How I prepared for Kubernetes CKA and CKAD Certification Exams

Certified Kubernetes Administrator and Developer Notes

How I prepared for Kubernetes CKA and CKAD Certification Exams.

Pretext

I already run and consult multiple environments using AWS ECS and Fargate. It serves the production and eventually I think we all will be either using Containers or Serverless technologies for most of the workloads. My personal interest on Kubernetes grew last year after spending some time with Docker. I work across teams and products, so having a full knowledge of "best" technology makes sense to take better decisions.

I took the best decision and I enjoyed every bit of my journey so far.

If you don't love it, you are going to fail. - STEVE JOBS

Books

Cloud Native DevOps with Kubernetes by John Arundel and Justin Domingus This is the best book that I have read in a recent time. It's well written and covers I think all of the Kubernetes in Production environment concepts really well. You will also see a list of tools from the Kubernetes Landscape with right examples.

Kubernetes Patterns by Bilgin Ibryam & Roland Hub Going throguh this book was my personal choice, rather than a suggestion. I have built softwares that run on Blade Servers, Colo clouds, virtual machines, and even with Serverless. Understanding the patterns is a important aspect as it will help me design better systems with Kubernetes instead of just rolling out containers.

Kubernetes Up and Running by Brendan Burns, Kelsey Hightower, Joe Beda This one was an easy choice, Brendan Burns and Joe Beda are the co-creators of Kubernetes, nothing more to explain here. It's very unlikely that if you are working around Kubernetes and you have not come across a talk or a blog post of Kelsey Hightower.

Kubernetes Best Practices by Brendon Burns, Eddie Villalba, Dave Strebel & Lachlan Evenson This is another great book from Brendon Burns, co-creator of Kubernetes. As the title says, this is a pretty good reference book for best practices around running Kubernetes in production and at scale. From setup, security, monitoring, logging, and customizations, you will need it all while managing your clusters. It's a small book, with around 220 pages, but lot of good detailing.

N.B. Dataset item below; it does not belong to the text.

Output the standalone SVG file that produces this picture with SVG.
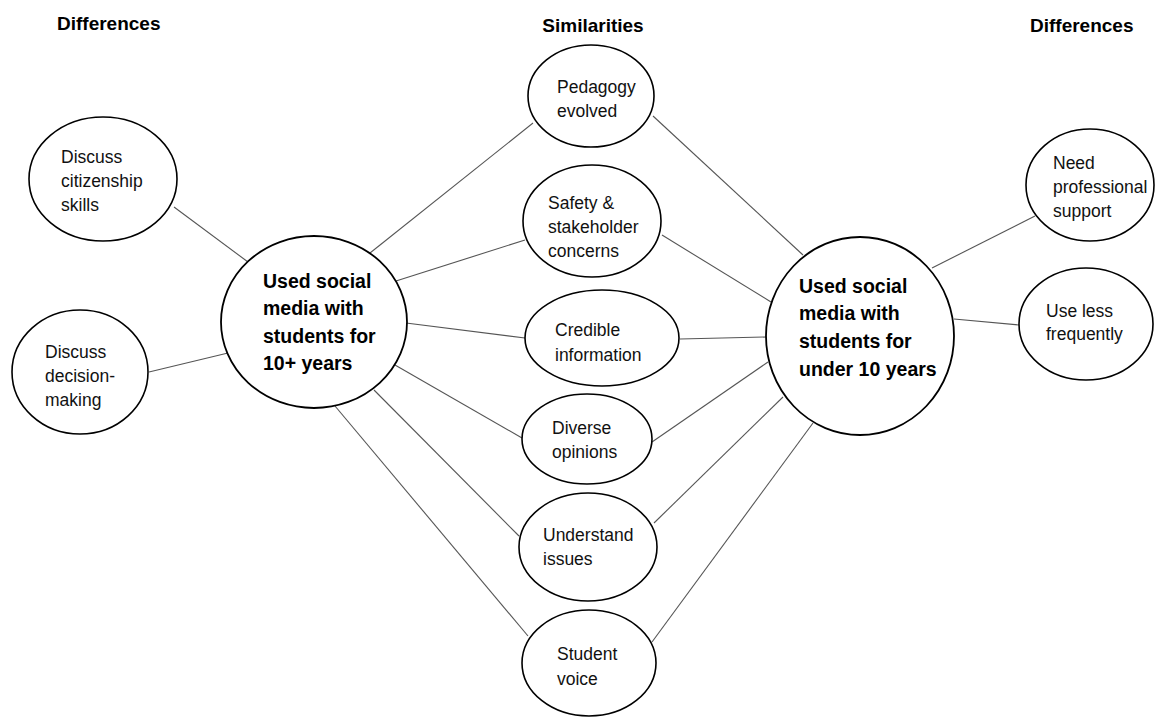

Btw, I purchased print copies of some of the books to support print media, and I still like physical books ;)

Videos

Towards the end of my preparation, I did go through both the courses of Mumshad Mannambeth on Udemy.com. https://www.udemy.com/course/certified-kubernetes-administrator-with-practice-tests/ https://www.udemy.com/course/certified-kubernetes-application-developer/

Practice

You will have to practice a lot, or atleast that was the case for me. I am a slow learner, the more I practice the more I learn. Part of my day job requires me to spend time on multiple projects, containers, serverless, micro-services, AWS cloud, in general.

Minikube is best setup to start with. However I would highly recomment using EKS or GKE to do better practice with varying setup.

Create some sort of dummy application which can cover most of the Kubernetes primitives, that way you can relate to a real-world application easily.

From Borg to Kubernetes

https://kubernetes.io/blog/2015/04/borg-predecessor-to-kubernetes/

Kubernetes is conceptually derived from Borg, an internal container orchastration system used by Google. It is considered a "simplified" system to manage the most "complicated" environment.

It will not be easy, but at the same time, you get a chance to learn how complicated systems are managed.